When I was a kid I wasn’t the most discerning literary critic. I’d read the back of the shampoo bottle when I was taking a bath or the cereal box when I was eating breakfast; I would read anything; I loved escaping into stories (or even just words, since a shampoo bottle doesn’t exactly transport you very far.)
(reading with my great aunt orpha)

Do you remember the Choose Your Own Adventure books? You’d read a chapter and then get to decide if you wanted to go to page 26 or page 83. Depending on which page you picked, the plot would go in completely different directions. Then twenty pages later you’d get to pick the direction of your story again. Of course, I kind of cheated choosing my own adventure and just chose all of them. I’d read all of the possible storylines and then decide which one was my favorite instead of just picking one.

Here’s the thing – in real life you don’t always get to pick your storyline. Stuff happens that you can’t change. The trajectory of your life doesn’t always line up with your expectations, and you can’t go back to the last chapter and choose a different plot direction. You have to learn how to live into the narrative you are given and make it your own.

When M was born into a world of complete silence, deafness wasn’t on our radar. At all. Maybe other stuff, but deafness, not so much. I still can’t quite explain the feelings that I had in those earliest days. I was in a very dark and lonely place. I felt emotionally paralyzed. This completely dependent, beautiful baby needed to eat every two hours and all I wanted to do was hide in my bed. My husband would come into our room and say, “You need to go pick her up. You need to feed her and snuggle her.” I would resist. I didn’t want to hold her or look into her big eyes. I didn't want to snap out of the sadness I was in- and when I actually made contact with her, it was impossible to feel completely broken because she was this amazing little being looking up at me. Finally I would give in because she needed to eat every two hours, and then moments into cradling her in my arms she would somehow, inexplicably, cut through my grief. The deep sadness still sat in me, but there were moments of reprieve as I held her.

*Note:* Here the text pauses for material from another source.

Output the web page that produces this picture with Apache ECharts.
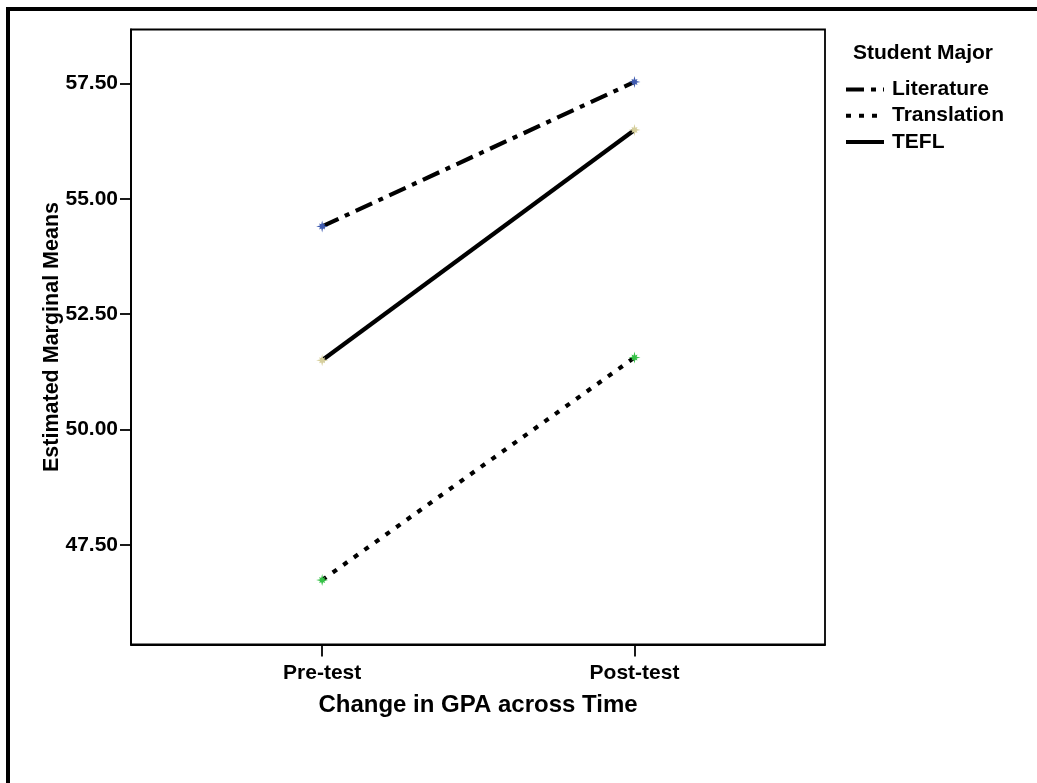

In those very early days I felt so empty and lost. I didn’t really know how to proceed. It was as if I was treading water and no matter how hard I pushed my arms through the water I was sinking deeper and deeper into grief. I didn't want to be around anyone- even my dearest and closest friends and family. I (briefly, like for a nano-nanosecond) considered giving my daughter up for adoption. It was maybe one of my more dramatic plans. I thought of running away. I honestly felt like I didn’t even know how to be a parent, much less a parent of a child with special needs. I already loved this three-week-old baby, so it wasn’t that I wanted to get rid of her or that I wanted another baby who could hear instead. It was just that I was incredibly scared of messing up, and when it came down to it, this wasn’t the way I’d anticipated my story going. I felt like I was broken in a way that couldn't be fixed.

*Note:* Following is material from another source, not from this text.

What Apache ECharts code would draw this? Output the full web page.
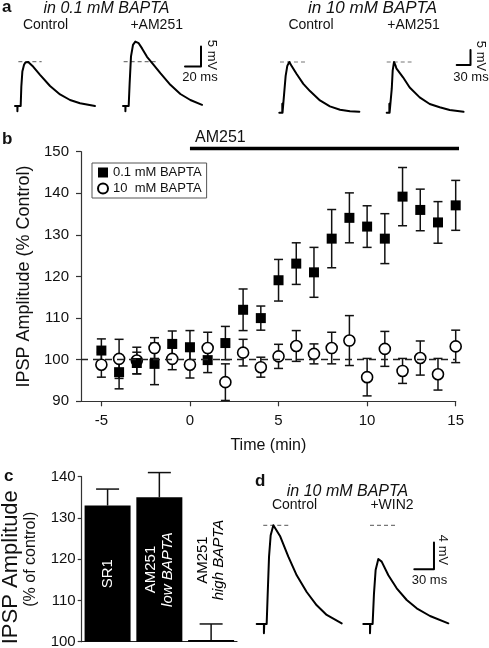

When I spent time in West Africa right out of college, part of the time was in Monrovia, the capitol city of Liberia, which had been completely devastated because of the tragic Liberian civil war. Driving through Monrovia at the time, buildings were decimated, roads pocked and unusable, neighborhoods gutted. My Liberian friends would always describe how beautiful the city of Monrovia had once been, and would speak with hope of what the city could become, even though it literally was falling apart. That image, of having great hope despite the surrounding and immediate circumstances, resonated with Matt and me. We wanted our child to be a person of hope and beauty even when that wasn't what life or the world looked like at the moment. In retrospect I think I romanticized the actual grief those Liberians must have felt as they longed for their beautiful old city which was now in shambles, with no tangible proof that their city would one day be a place of beauty. I fast forwarded through the deep woundedness they must have been living. (That is what we usually do - right? Minimize grief and fast forward to something more comfortable.) Even though we were naming her for such a specific reason, I didn't really think our daughter's name would be appropriate in her very first days of life. But here we were, with a circumstance that was out of our control, heavy laden with grief and loss, feeling like we were in the midst of a destroyed city.

M’s deafness wasn’t going away. I couldn’t change the basic narrative structure for our family. She was deaf at birth, she is deaf now, and she will be deaf when she has children of her own. But I could affect who I was and how I lived out this storyline. The grief was still there, the deafness was still there, but at some point I chose to crawl out of my bed.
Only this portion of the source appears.